Namun, beberapa titik reklame lain di JPO tetap akan dilelang lantaran tidak termasuk di kawasan white area. Diakui Su­kri, white area akan dipriori­tas­kan di Jalan Sudirman-Tham­rin. Lalu Jalan Gatot Subroto, sepu­tar Monas, Tugu Tani, pos­pol, titik interchange seperti Se­manggi, Pluit dan Cawang.

Se­mentara JPO dan halte bus yang sebelumnya juga disebut white area, Sukri mengklari­fi­kasi, tetap boleh dilelang se­pan­jang tidak berada di area Su­dir­man-Thamrin, seperti dilelang­nya titik reklame di 200 halte bus. Namun jika titik-titiknya ti­dak berada di Sudirman-Tham­rin, dia menjelaskan, tetap diper­bolehkan.

Menurut Sukri, kawasan white area akan dilaksanakan secara konsisten lantaran sudah ada komitmen bersama dan dijaga, meskipun secara hitam putih aturannya belum ada.

Pada awal 2011, reklame di kawasan white area sudah habis, termasuk di JPO. Saat ini yang tersisa hanya reklame di sebelah Kedutaan Jerman.
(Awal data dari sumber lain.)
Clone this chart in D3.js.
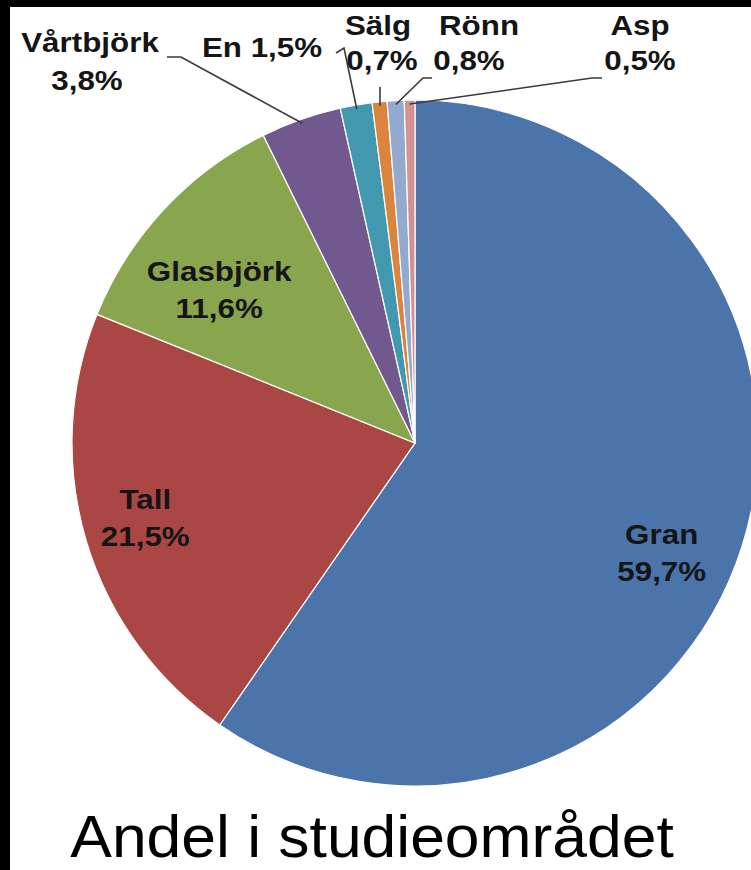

“Rencananya, agar penanga­nan reklame tidak tumpang tin­dih, akan dibuat UPT (Unit Pe­ngelola Teknis-red) yang secara khusus mengurusnya. Ancang-ancangnya, UPT berada di ba­wah Dinas Pelayanan Pajak. Se­hingga, pelayanan reklame satu pintu. Tidak lintas SKPD (Satu­an Kerja Perangkat Daerah –red) seperti saat ini,” terangnya.

Sementara terkait NSR yang tidak memiliki patokan baku, hal itu lantaran titik-titik tertentu ni­lainya berkembang. Sehingga, be­rapa nilai sewa tidak bisa di­patok dengan angka pasti. Setiap tahun bisa berubah. Antara titik yang strategis dan tidak strategis berbeda nilainya dan bisa berge­ser setiap saat.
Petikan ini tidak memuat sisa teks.